SAFARI - Sedimentary Architecture of Field Analogues for Reservoir Information

The original SAFARI project was undertaken between 1989 and 1994 by a consortium of Norwegian oil companies (Statoil, Norsk Hydro, Saga Petroleum) and the Norwegian Petroleum Directorate (NPD). This was one of the first projects to collect quantitative analogue data for reservoir modelling purposes, and resulted in a dataset of quantified heterogeneity data, as well as photos and text, from 13 different field analogues (outcrops) and 201 cross sections covering four depositional environments. However at that time, there was no proper database structure in which the data could be stored.

Around 2004 the SAFARI data were donated to the FORCE Sed/Strat group with the goal of building a digital database for outcrop data.

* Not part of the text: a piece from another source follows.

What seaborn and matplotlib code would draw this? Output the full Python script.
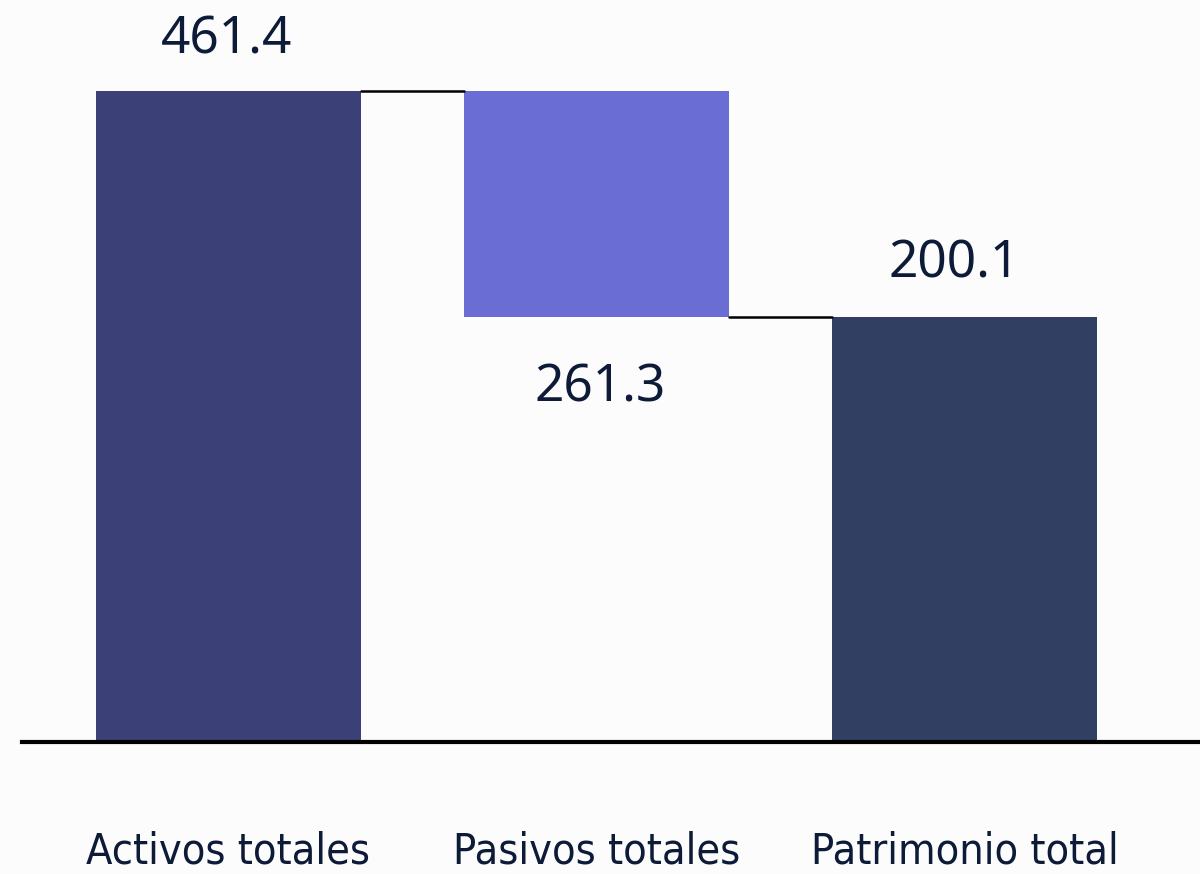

The FORCE Sed/Strat group then took the initiative to enhance the database with new information collected using modern digital outcrop techniques. The Virtual Outcrop Group at Uni Research CIPR in Bergen joined the project in 2007. The Sed/Strat Group decided that this new project should be called SAFARI after the original pioneering work.

 

Phase 1 of the SAFARI project was initially supported by 25 sponsors and the Norwegian Research Councils Petromax program. Phase 1 ran from 2009 until 2012. 

Phase 2 of the SAFARI project is funded by 18 companies and started in 2011. The project was wrapped up in autumn 2014 and officially closed in March 2015.

 

SAFARI Phase 1 

Objectives

Modernisation of original SAFARI data and addition of new data collected using novel virtual outcrop techniques.

Scopes

1. Generate standards for outcrop data 

2. Build a database structure within the LicenseWeb system and populate the database with the original Safari project, old projects from the VOG group and new data acquired using heli-lidar

 

SAFARI Phase 2

Objectives

Development a fully searchable web based repository of geological outcrop data, for clastic sedimentary systems.

Scopes

1. Building a web based query tool which will allow outcrop data to be searched   directly over the internet. The web interface will also allow the upload of new datasets as they become available. The web interface will also include a full overview of the outcrop standards, guidelines to facies interpretation and modelling and virtual outcrops. 

2. A global study of geometric data and facies occurrence from modern systems, using publicly-available remote sensing data. 

3. Populate the database with outcrop data made available by sponsors and partners.